Hodgkin's first solo show was in London in 1962.
In 1980, Hodgkin was invited by John Hoyland to exhibit work as part of the Hayward Annual at the Hayward Gallery along with Gillian Ayres, Basil Beattie, Terry Setch, Anthony Caro, Patrick Caulfield, Ben Nicholson and others.
In 1981, Hodgkin had collaborated with the Rambert Dance Company's Resident Choreographer, Richard Alston, for his abstract work 1981 for the production of Night Music and later for the production of Pulcinella in 1987.
In 1984, Hodgkin represented Britain at the Venice Biennale, in 1985 he won the Turner Prize, and in 1992 he was knighted.
Hodgkin was invited to design a mural for the front of Charles Correa's 1992 headquarters for the British Council in India. Hodgkin's mural is of a banyan tree spreading its branches across the walls. It is a symbol of the British Council's work rooted in the Indian cultural scene. Hodgkin said of Correa: “Charles Correa is the most perfect architect you could imagine. He first suggested that I think about the mural as an Indian flag turning into a Union Jack. I said no.”
In 1995, Hodgkin printed the Venetian Views series, which depict the same view of Venice at four different times of day.
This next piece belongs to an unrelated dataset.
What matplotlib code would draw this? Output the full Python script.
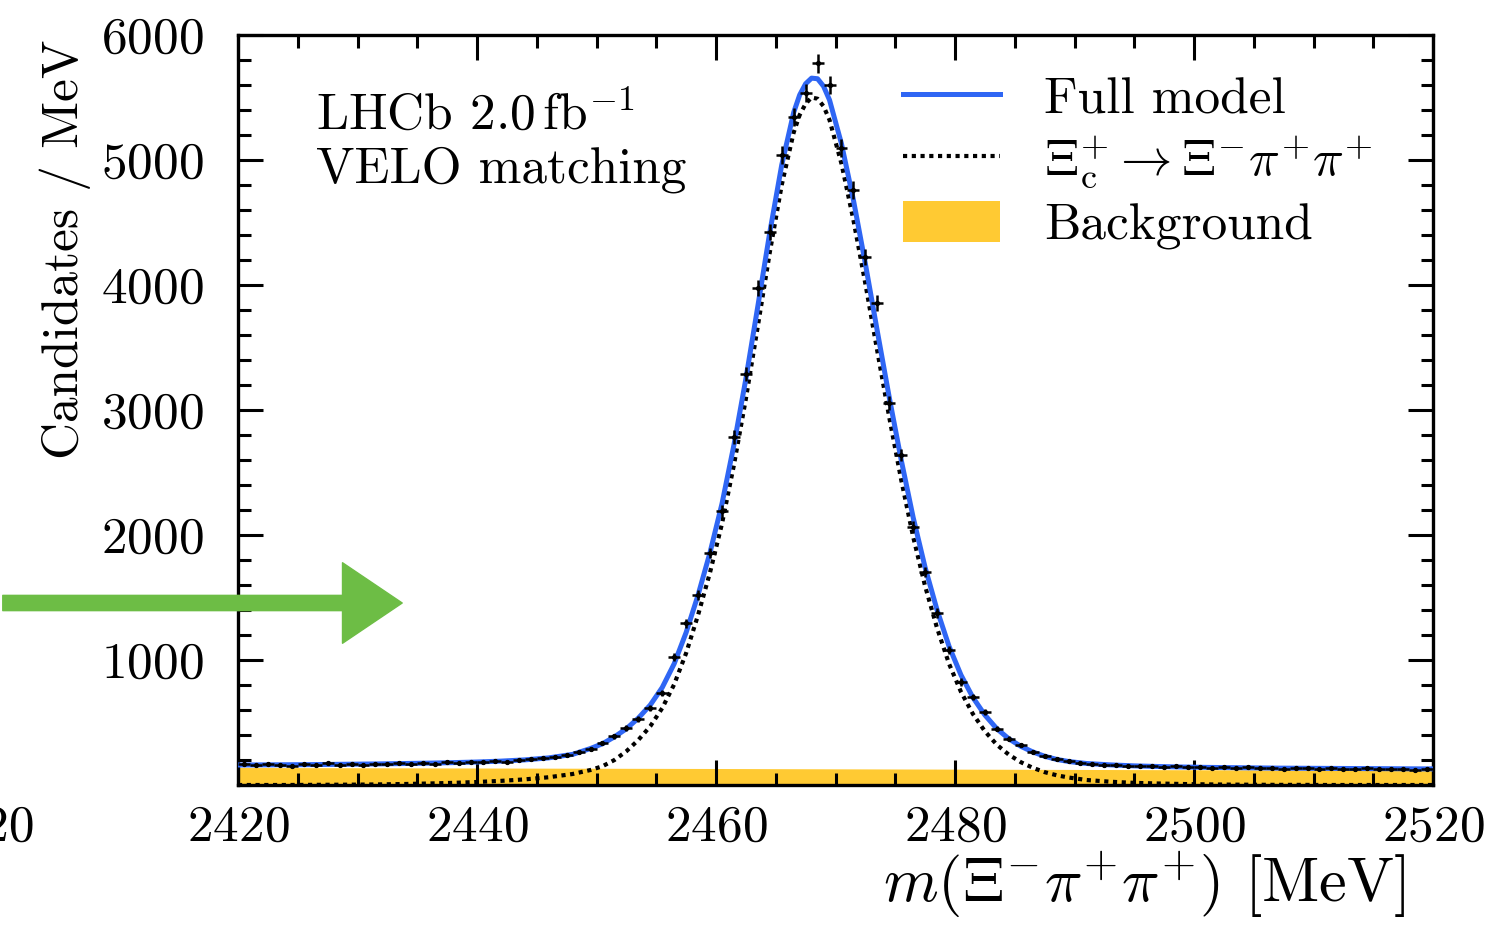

Venice, Afternoon – one of the four prints – uses 16 sheets, or fragments, in a hugely complex printing process that creates a colourful, painterly effect. This piece was given to the Yale Centre of British Art in June 2006 by its Israeli family owners in order to complement the museum's already-impressive collection of Hodgkins.
A major exhibition of his work was mounted at Tate Britain, London, in 2006. Also in 2006, The Independent declared him one of the 100 most influential gay people in Britain, as his work has helped many people express their emotions to others.
In September 2010, Hodgkin and five other British artists, John Hoyland, John Walker, Ian Stephenson, Patrick Caulfield and R.B. Kitaj, were in an exhibition entitled The Independent Eye: Contemporary British Art From the Collection of Samuel and Gabrielle Lurie, at the Yale Center for British Art.
Before his death on 9 March 2017 he was working on two UK exhibitions, one at the Hepworth Wakefield, and another at the National Portrait Gallery.
His prints were hand-painted etchings and he worked with the master printer Jack Shirreff at 107 Workshop.
A feature of his painting was that he made the frame intrinsic to the work "incorporated physically into the painting as part of its making, or created as an illusion to give definition to his subject."
National Life Stories conducted an oral history interview (C466/286) with Howard Hodgkin between 2008 and 2017 for its Artists' Lives collection held by the British Library.